12 Responses to “These Images From a Forgotten Sixties TV Show Will Startle and Amaze You!”

  1. Phil Says:

    The lady in the 4th picture resembles Jean Simmons. If I’m right, the only US TV series she did the 1960s was ‘Bob Hope Presents the Chrysler Theatre’.

  2. Adam Says:

    It looks like a New York produced TV show, like maybe something Herbert Brodkin created. I’ll guess Hawk or Coronet Blue or some show in that elk.

    • Stephen Bowie Says:

      Good guess, in terms of Brodkin’s independence (although little of his output is this visually bold) … but it’s from another corner of the TV universe entirely.

  3. MIke Says:

    The Eleventh Hour?
    Breaking Point?

  4. DB McWeeberton Says:

    Lawbreaker with Lee Marvin, right?

  5. Phil Says:

    The third photo is of a famous seafood restaurant in Philadelphia that went belly up in 2009. Was this stock footage? I’m not aware of a ’60s TV series that filmed an episode in Philly, but maybe it happened.

    • Stephen Bowie Says:

      Unless they started cheating in the episodes I haven’t gotten to, these were all, amazingly, filmed in the actual cities where the crimes occurred, with many of the real police and victims playing themselves and the other roles (i.e., the criminals who were too incarcerated to do any reenactments) filled by local actors. I’m not quite sure what I think of it dramatically, but the time capsule value is off the charts.
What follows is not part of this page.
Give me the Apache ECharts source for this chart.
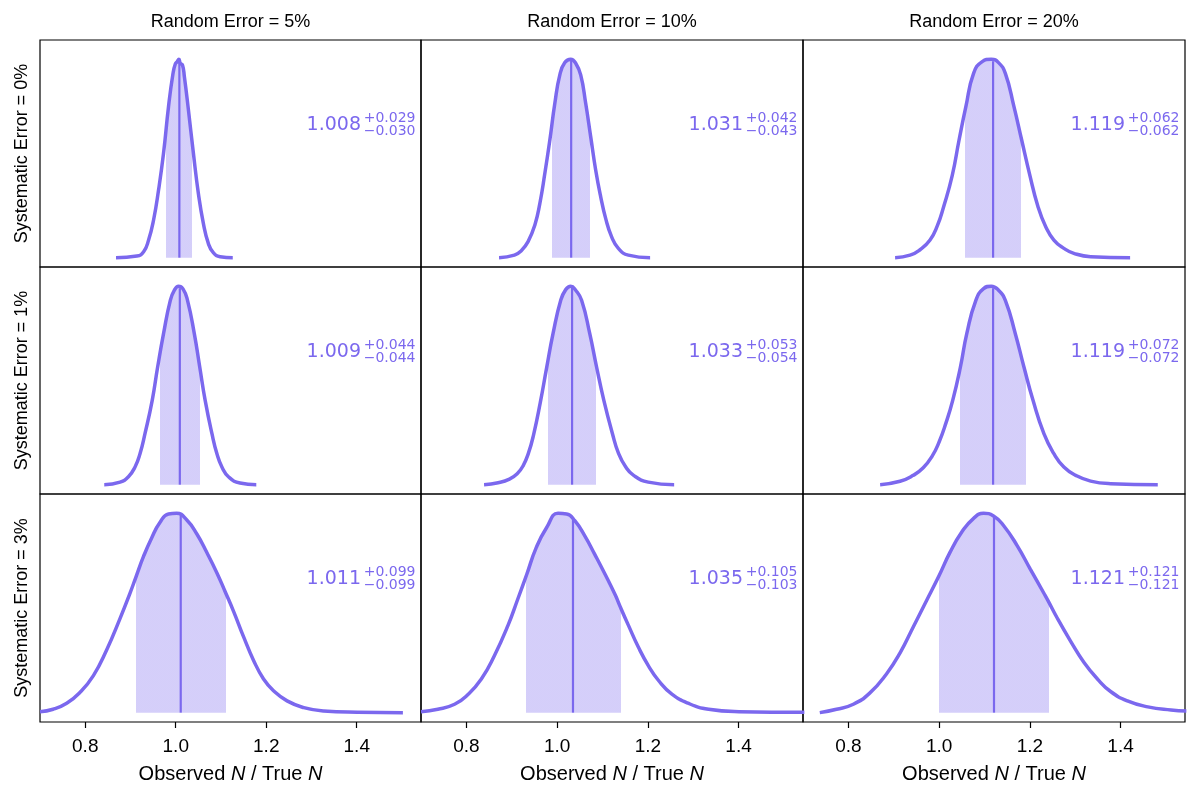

      • Sounds a bit like my favorite trash-tabloid cable show of all time, City Confidential (1999-2006), which will also have considerable time capsule value, and which scored big points with me because it always strove, in its pop-sociological way, to establish the milieu of whatever town the episode was centered on.

  6. Stephen Bowie Says:

    It’s an interesting paradox that these dramatic recreation shows are amateurish junk to the contemporary viewer but fascinating at a 50-year remove. I’d love to see Day in Court or the ’60s Divorce Court, with (low-rent) actors reenacting actual trial transcripts, but I can’t imagine they survive in any quantity.

  7. James Elliot Says:

    The composition and framing in some of these images have an unusual power.